BRIEF ▸ Restate each line word for word. Leave out every picture.

※ ※ ※

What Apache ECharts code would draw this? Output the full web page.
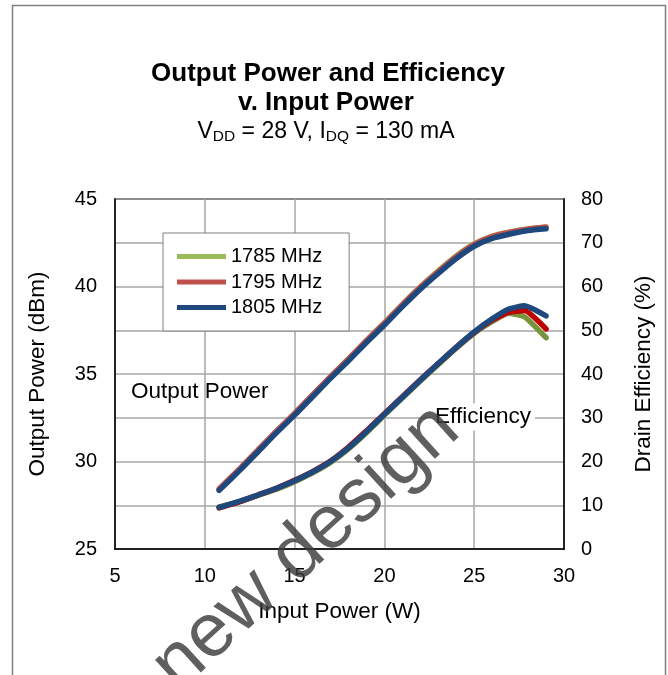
<!DOCTYPE html>
<html>
<head>
<meta charset="utf-8">
<script src="https://cdn.jsdelivr.net/npm/echarts@6/dist/echarts.min.js"></script>
<style>
  html, body { margin: 0; padding: 0; background: #fff; }
  #chart { width: 668px; height: 675px; }
</style>
</head>
<body>
<div id="chart"></div>
<script>
// input power (W)
const inputW = [10.8, 12, 13, 14, 15, 16, 17, 18, 19, 20, 21, 22, 23, 24, 25, 26, 27, 28, 29];
// output power (dBm)
const pout1785 = [28.4, 29.6, 30.68, 31.72, 32.72, 33.78, 34.85, 35.87, 36.92, 37.93, 38.98, 39.98, 40.9, 41.75, 42.43, 42.88, 43.12, 43.28, 43.38];
const pout1795 = [28.45, 29.65, 30.7, 31.75, 32.75, 33.8, 34.85, 35.85, 36.9, 37.9, 38.95, 39.95, 40.85, 41.7, 42.4, 42.85, 43.1, 43.28, 43.4];
const pout1805 = [28.35, 29.55, 30.6, 31.65, 32.65, 33.7, 34.75, 35.75, 36.8, 37.8, 38.85, 39.85, 40.75, 41.6, 42.3, 42.75, 43.0, 43.2, 43.3];

// drain efficiency (%)
const effInputW = [10.8, 12, 13, 14, 15, 16, 17, 18, 19, 20, 21, 22, 23, 24, 25, 26, 26.9, 27.8, 29];
const eff1785 = [9.6, 10.9, 12.3, 13.7, 15.4, 17.4, 19.8, 22.9, 26.6, 30.6, 34.5, 38.4, 42.2, 45.9, 49.3, 52.0, 53.9, 53.1, 48.3];
const eff1795 = [9.4, 10.9, 12.4, 13.9, 15.7, 17.7, 20.1, 23.3, 27.0, 30.9, 34.8, 38.7, 42.4, 46.1, 49.5, 52.3, 54.1, 54.5, 50.3];
const eff1805 = [9.5, 11.0, 12.4, 13.9, 15.6, 17.6, 20.0, 23.1, 26.8, 30.8, 34.7, 38.6, 42.4, 46.1, 49.6, 52.6, 54.8, 55.6, 53.3];

const freqs = ['1785 MHz', '1795 MHz', '1805 MHz'];
const poutColors = ['#9bbb59', '#c0504d', '#1f497d'];
const effColors = ['#77933c', '#c00000', '#1f497d'];

const FONT = 'Liberation Sans, Arial, sans-serif';

function pairs(xs, ys) {
    return xs.map((x, i) => [x, ys[i]]);
}

const chart = echarts.init(document.getElementById('chart'));

const poutAll = [pout1785, pout1795, pout1805];
const effAll = [eff1785, eff1795, eff1805];

const series = [];
freqs.forEach((name, i) => {
    series.push({
        name: name,
        type: 'line',
        yAxisIndex: 0,
        showSymbol: false,
        symbol: 'none',
        smooth: 0.2,
        data: pairs(inputW, poutAll[i]),
        itemStyle: { color: poutColors[i] },
        lineStyle: { color: poutColors[i], width: 5.5, cap: 'round' },
        z: 2 + i,
    });
});
freqs.forEach((name, i) => {
    series.push({
        name: 'eff ' + name,
        type: 'line',
        yAxisIndex: 1,
        showSymbol: false,
        symbol: 'none',
        smooth: 0.15,
        data: pairs(effInputW, effAll[i]),
        itemStyle: { color: effColors[i] },
        lineStyle: { color: effColors[i], width: 5.5, cap: 'round' },
        z: 2 + i,
    });
});

const option = {
    animation: false,
    backgroundColor: '#fff',
    textStyle: { fontFamily: FONT },
    grid: {
        left: 115,
        right: 104,
        top: 199,
        bottom: 126,
        show: true,
        borderColor: '#000',
        borderWidth: 1.5,
    },
    legend: {
        data: freqs,
        orient: 'vertical',
        left: 163,
        top: 233,
        icon: 'rect',
        itemWidth: 49,
        itemHeight: 5,
        itemGap: 5.5,
        padding: [13.5, 27, 13.5, 14],
        backgroundColor: '#fff',
        borderColor: '#7f7f7f',
        borderWidth: 1,
        textStyle: { fontSize: 20, lineHeight: 20, color: '#000', fontFamily: FONT },
    },
    xAxis: {
        type: 'value',
        min: 5,
        max: 30,
        interval: 5,
        name: 'Input Power (W)',
        nameLocation: 'middle',
        nameGap: 51,
        nameTextStyle: { fontSize: 22.5, color: '#000', fontFamily: FONT },
        axisLine: { lineStyle: { color: '#000', width: 1.5 } },
        axisTick: { show: false },
        axisLabel: { fontSize: 20, color: '#000', margin: 17, fontFamily: FONT },
        splitLine: { show: true, lineStyle: { color: '#a6a6a6', width: 1.5 } },
    },
    yAxis: [
        {
            type: 'value',
            min: 25,
            max: 45,
            interval: 5,
            name: 'Output Power (dBm)',
            nameLocation: 'middle',
            nameGap: 66,
            nameTextStyle: { fontSize: 22.5, color: '#000', fontFamily: FONT },
            axisLine: { show: true, lineStyle: { color: '#000', width: 1.5 } },
            axisTick: { show: false },
            axisLabel: { fontSize: 20, color: '#000', margin: 18, fontFamily: FONT },
            splitLine: { show: false },
        },
        {
            type: 'value',
            min: 0,
            max: 80,
            interval: 10,
            name: 'Drain Efficiency (%)',
            nameLocation: 'middle',
            nameGap: 68,
            nameTextStyle: { fontSize: 22.5, color: '#000', fontFamily: FONT },
            axisLine: { show: true, lineStyle: { color: '#000', width: 1.5 } },
            axisTick: { show: false },
            axisLabel: { fontSize: 20, color: '#000', margin: 17, fontFamily: FONT },
            splitLine: { show: true, lineStyle: { color: '#a6a6a6', width: 1.5 } },
        },
    ],
    graphic: [
        {
            type: 'rect',
            shape: { x: 12.5, y: 5.5, width: 653, height: 700 },
            style: { fill: 'none', stroke: '#7f7f7f', lineWidth: 1.5 },
            silent: true,
            z: 0,
        },
        {
            type: 'text',
            style: {
                x: 328, y: 74,
                text: 'Output Power and Efficiency',
                font: 'bold 26px ' + FONT,
                fill: '#000',
                align: 'center',
                verticalAlign: 'middle',
            },
        },
        {
            type: 'text',
            style: {
                x: 326, y: 103,
                text: 'v. Input Power',
                font: 'bold 26px ' + FONT,
                fill: '#000',
                align: 'center',
                verticalAlign: 'middle',
            },
        },
        {
            type: 'text',
            style: {
                x: 326, y: 132,
                text: '{n|V}{s|DD}{n| = 28 V, I}{s|DQ}{n| = 130 mA}',
                align: 'center',
                verticalAlign: 'middle',
                rich: {
                    n: { fontSize: 23, lineHeight: 26, fontFamily: FONT, color: '#000' },
                    s: { fontSize: 15.5, lineHeight: 14, verticalAlign: 'bottom', fontFamily: FONT, color: '#000' },
                },
            },
        },
        {
            type: 'text',
            style: {
                x: 131, y: 392,
                text: 'Output Power',
                font: '22.5px ' + FONT,
                fill: '#000',
                align: 'left',
                verticalAlign: 'middle',
            },
            z: 10,
        },
        {
            type: 'text',
            style: {
                x: 483, y: 417,
                text: 'Efficiency',
                font: '22.5px ' + FONT,
                fill: '#000',
                align: 'center',
                verticalAlign: 'middle',
                backgroundColor: '#fff',
                padding: [2, 4],
            },
            z: 10,
        },
        {
            type: 'text',
            x: 306,
            y: 548,
            rotation: 0.74,
            style: {
                x: 0, y: 0,
                text: 'new design',
                font: '76px ' + FONT,
                fill: 'rgba(60,60,60,0.82)',
                align: 'center',
                verticalAlign: 'middle',
            },
            silent: true,
            z: 20,
        },
    ],
    series: series,
};

chart.setOption(option);
</script>
</body>
</html>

※ ※ ※

EXPECTED ANSWER ▸
What Apache ECharts code would draw this? Output the full web page.
<!DOCTYPE html>
<html>
<head>
<meta charset="utf-8">
<script src="https://cdn.jsdelivr.net/npm/echarts@6/dist/echarts.min.js"></script>
<style>
  html, body { margin: 0; padding: 0; background: #fff; }
  #chart { width: 668px; height: 675px; }
</style>
</head>
<body>
<div id="chart"></div>
<script>
// input power (W)
const inputW = [10.8, 12, 13, 14, 15, 16, 17, 18, 19, 20, 21, 22, 23, 24, 25, 26, 27, 28, 29];
// output power (dBm)
const pout1785 = [28.4, 29.6, 30.68, 31.72, 32.72, 33.78, 34.85, 35.87, 36.92, 37.93, 38.98, 39.98, 40.9, 41.75, 42.43, 42.88, 43.12, 43.28, 43.38];
const pout1795 = [28.45, 29.65, 30.7, 31.75, 32.75, 33.8, 34.85, 35.85, 36.9, 37.9, 38.95, 39.95, 40.85, 41.7, 42.4, 42.85, 43.1, 43.28, 43.4];
const pout1805 = [28.35, 29.55, 30.6, 31.65, 32.65, 33.7, 34.75, 35.75, 36.8, 37.8, 38.85, 39.85, 40.75, 41.6, 42.3, 42.75, 43.0, 43.2, 43.3];

// drain efficiency (%)
const effInputW = [10.8, 12, 13, 14, 15, 16, 17, 18, 19, 20, 21, 22, 23, 24, 25, 26, 26.9, 27.8, 29];
const eff1785 = [9.6, 10.9, 12.3, 13.7, 15.4, 17.4, 19.8, 22.9, 26.6, 30.6, 34.5, 38.4, 42.2, 45.9, 49.3, 52.0, 53.9, 53.1, 48.3];
const eff1795 = [9.4, 10.9, 12.4, 13.9, 15.7, 17.7, 20.1, 23.3, 27.0, 30.9, 34.8, 38.7, 42.4, 46.1, 49.5, 52.3, 54.1, 54.5, 50.3];
const eff1805 = [9.5, 11.0, 12.4, 13.9, 15.6, 17.6, 20.0, 23.1, 26.8, 30.8, 34.7, 38.6, 42.4, 46.1, 49.6, 52.6, 54.8, 55.6, 53.3];

const freqs = ['1785 MHz', '1795 MHz', '1805 MHz'];
const poutColors = ['#9bbb59', '#c0504d', '#1f497d'];
const effColors = ['#77933c', '#c00000', '#1f497d'];

const FONT = 'Liberation Sans, Arial, sans-serif';

function pairs(xs, ys) {
    return xs.map((x, i) => [x, ys[i]]);
}

const chart = echarts.init(document.getElementById('chart'));

const poutAll = [pout1785, pout1795, pout1805];
const effAll = [eff1785, eff1795, eff1805];

const series = [];
freqs.forEach((name, i) => {
    series.push({
        name: name,
        type: 'line',
        yAxisIndex: 0,
        showSymbol: false,
        symbol: 'none',
        smooth: 0.2,
        data: pairs(inputW, poutAll[i]),
        itemStyle: { color: poutColors[i] },
        lineStyle: { color: poutColors[i], width: 5.5, cap: 'round' },
        z: 2 + i,
    });
});
freqs.forEach((name, i) => {
    series.push({
        name: 'eff ' + name,
        type: 'line',
        yAxisIndex: 1,
        showSymbol: false,
        symbol: 'none',
        smooth: 0.15,
        data: pairs(effInputW, effAll[i]),
        itemStyle: { color: effColors[i] },
        lineStyle: { color: effColors[i], width: 5.5, cap: 'round' },
        z: 2 + i,
    });
});

const option = {
    animation: false,
    backgroundColor: '#fff',
    textStyle: { fontFamily: FONT },
    grid: {
        left: 115,
        right: 104,
        top: 199,
        bottom: 126,
        show: true,
        borderColor: '#000',
        borderWidth: 1.5,
    },
    legend: {
        data: freqs,
        orient: 'vertical',
        left: 163,
        top: 233,
        icon: 'rect',
        itemWidth: 49,
        itemHeight: 5,
        itemGap: 5.5,
        padding: [13.5, 27, 13.5, 14],
        backgroundColor: '#fff',
        borderColor: '#7f7f7f',
        borderWidth: 1,
        textStyle: { fontSize: 20, lineHeight: 20, color: '#000', fontFamily: FONT },
    },
    xAxis: {
        type: 'value',
        min: 5,
        max: 30,
        interval: 5,
        name: 'Input Power (W)',
        nameLocation: 'middle',
        nameGap: 51,
        nameTextStyle: { fontSize: 22.5, color: '#000', fontFamily: FONT },
        axisLine: { lineStyle: { color: '#000', width: 1.5 } },
        axisTick: { show: false },
        axisLabel: { fontSize: 20, color: '#000', margin: 17, fontFamily: FONT },
        splitLine: { show: true, lineStyle: { color: '#a6a6a6', width: 1.5 } },
    },
    yAxis: [
        {
            type: 'value',
            min: 25,
            max: 45,
            interval: 5,
            name: 'Output Power (dBm)',
            nameLocation: 'middle',
            nameGap: 66,
            nameTextStyle: { fontSize: 22.5, color: '#000', fontFamily: FONT },
            axisLine: { show: true, lineStyle: { color: '#000', width: 1.5 } },
            axisTick: { show: false },
            axisLabel: { fontSize: 20, color: '#000', margin: 18, fontFamily: FONT },
            splitLine: { show: false },
        },
        {
            type: 'value',
            min: 0,
            max: 80,
            interval: 10,
            name: 'Drain Efficiency (%)',
            nameLocation: 'middle',
            nameGap: 68,
            nameTextStyle: { fontSize: 22.5, color: '#000', fontFamily: FONT },
            axisLine: { show: true, lineStyle: { color: '#000', width: 1.5 } },
            axisTick: { show: false },
            axisLabel: { fontSize: 20, color: '#000', margin: 17, fontFamily: FONT },
            splitLine: { show: true, lineStyle: { color: '#a6a6a6', width: 1.5 } },
        },
    ],
    graphic: [
        {
            type: 'rect',
            shape: { x: 12.5, y: 5.5, width: 653, height: 700 },
            style: { fill: 'none', stroke: '#7f7f7f', lineWidth: 1.5 },
            silent: true,
            z: 0,
        },
        {
            type: 'text',
            style: {
                x: 328, y: 74,
                text: 'Output Power and Efficiency',
                font: 'bold 26px ' + FONT,
                fill: '#000',
                align: 'center',
                verticalAlign: 'middle',
            },
        },
        {
            type: 'text',
            style: {
                x: 326, y: 103,
                text: 'v. Input Power',
                font: 'bold 26px ' + FONT,
                fill: '#000',
                align: 'center',
                verticalAlign: 'middle',
            },
        },
        {
            type: 'text',
            style: {
                x: 326, y: 132,
                text: '{n|V}{s|DD}{n| = 28 V, I}{s|DQ}{n| = 130 mA}',
                align: 'center',
                verticalAlign: 'middle',
                rich: {
                    n: { fontSize: 23, lineHeight: 26, fontFamily: FONT, color: '#000' },
                    s: { fontSize: 15.5, lineHeight: 14, verticalAlign: 'bottom', fontFamily: FONT, color: '#000' },
                },
            },
        },
        {
            type: 'text',
            style: {
                x: 131, y: 392,
                text: 'Output Power',
                font: '22.5px ' + FONT,
                fill: '#000',
                align: 'left',
                verticalAlign: 'middle',
            },
            z: 10,
        },
        {
            type: 'text',
            style: {
                x: 483, y: 417,
                text: 'Efficiency',
                font: '22.5px ' + FONT,
                fill: '#000',
                align: 'center',
                verticalAlign: 'middle',
                backgroundColor: '#fff',
                padding: [2, 4],
            },
            z: 10,
        },
        {
            type: 'text',
            x: 306,
            y: 548,
            rotation: 0.74,
            style: {
                x: 0, y: 0,
                text: 'new design',
                font: '76px ' + FONT,
                fill: 'rgba(60,60,60,0.82)',
                align: 'center',
                verticalAlign: 'middle',
            },
            silent: true,
            z: 20,
        },
    ],
    series: series,
};

chart.setOption(option);
</script>
</body>
</html>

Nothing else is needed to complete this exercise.